Combining the two, even customers who aren't interested in their computer infrastructure (which is most of them) would understand why they need to pay up every year if they want to keep using the software.

My dad also pointed a couple of times that our maintenance fee costs them less than 5% what their janitor costs them. An argument to be used wisely, but has the advantage of placing things in perspective.

Thx again

Frederic Faure
Tuesday, December 24, 2002

Dear Just me,
                      I don't think you get the point of the analogy. Sure bits don't rust but there are few programs that can be used ten years after they were written. Apart from anything else if the physical machine breaks down you are likely to find yourself buying a new machine with an OS that probably won't run the old software.

                    The point I'm trying to make is that much as a developer would like a subscription model the customer is not going to buy into it. After all if the software works why should he get a maintenance contract.

Stephen Jones
Tuesday, December 24, 2002

The continuous legal changes are pretty good ammo to use as to why you must continually change -- and charge to change -- your software.  Having been in the mortgage software industry for years, we're fully aware of having to charge maintenance fees, simply to cover the cost of the ever changing legal requirements, let alone business changes.  However, keep in mind that nobody outside this industry can ever imagine why it costs so much to develop software. 

GML
Tuesday, December 24, 2002

As for the cost of developing software, it'd be cool if users were required to pass a license like for operating vehicles, which would include a two-hour introduction to development, with some hands-on experience with eg. VBA, just so they would have some experience with how abstract all this is, and how difficult it is to plan for any failure that might occur.
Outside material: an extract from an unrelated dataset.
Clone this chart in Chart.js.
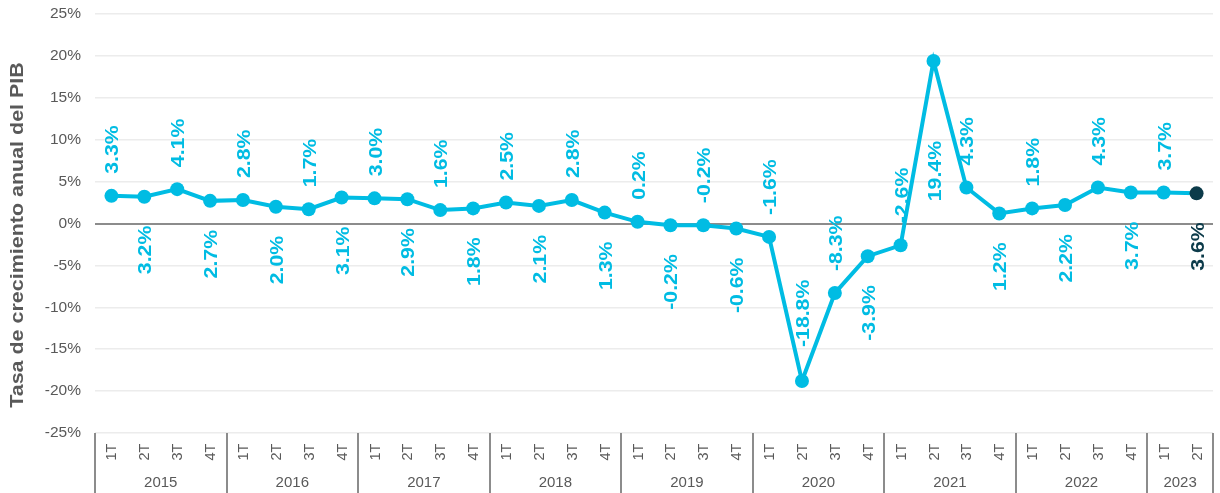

I'm not holding my breath...

Thx again for your contributions :-)

Frederic Faure
Wednesday, December 25, 2002

"...include a two-hour introduction to development..."

That's a neat idea.

Sounds like you've had some customers for many years. If they're geographically close to you, go rent out some space somewhere (are there still net-gamer places) and teach a class on developing software for two hours. As a perk of being a customer of yours for so many years.